There were three attractions we wanted to be sue to see:
The Portland Public Library's exhibit of Edward Gorey drawings
The Portland Museum of Art's exhibit of Winslow Homer paintings (oil and watercolor), and
The Dickey's BBQ franchise at the Maine Mall.
The Gorey exhibit was fascinating and slightly disturbing, as you might expect if you've seen many of his drawings. At least as fascinating (and slightly disturbing) was this sculpture in the entry way of the Portland Public library. I think it is a young woman making an offering of water to drink... because the sculpture was installed in honor of Lillian M.N. Stevens, president of the National AND Maine Women's Christian Temperance Union. The statue was apparently originally installed in 1917. The irony to me was the abundance of men who looked homeless and NOT particularly temperate... who are so typical to downtown libraries.
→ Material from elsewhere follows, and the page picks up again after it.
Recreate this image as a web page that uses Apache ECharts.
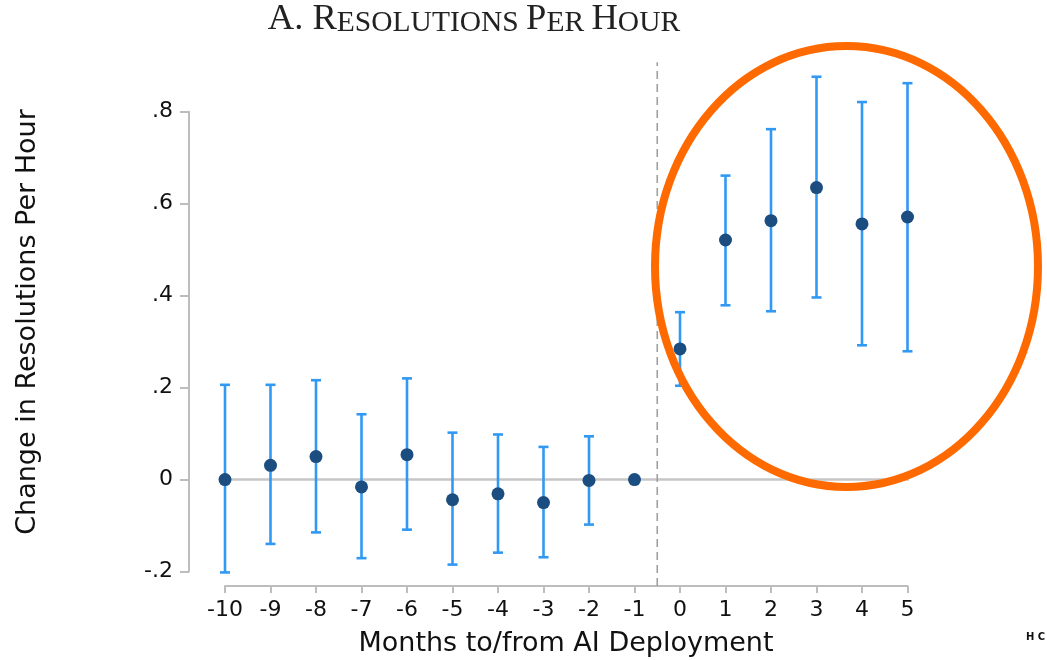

Across from the library was Monument Square.It was primarily occupied by the yet-to-be-lit Municipal Christmas Tree. Somewhat dwarfed was the Civil War Soldiers and Sailors Memorial by Portland Native Franklin Simmons.Like many coastal towns, there was quite a revitalization of this downtown area about 30 years ago, and there is a photographic history of the area here.
An interesting architectural detail was on the side of "The Fidelity Building" which apparently dates to 1910.
We parked across from a building titled "Portland Market." Apparently, the market building has been vacated since 2005 and has been partially re-purposed as offices and cubicles. There are efforts to maintain a "public market" with private vendors and produce stands, but November might not have been "high season." For a moment I hoped maybe we had time traveled to the West Coast and the "other" Portland's Pike's Market.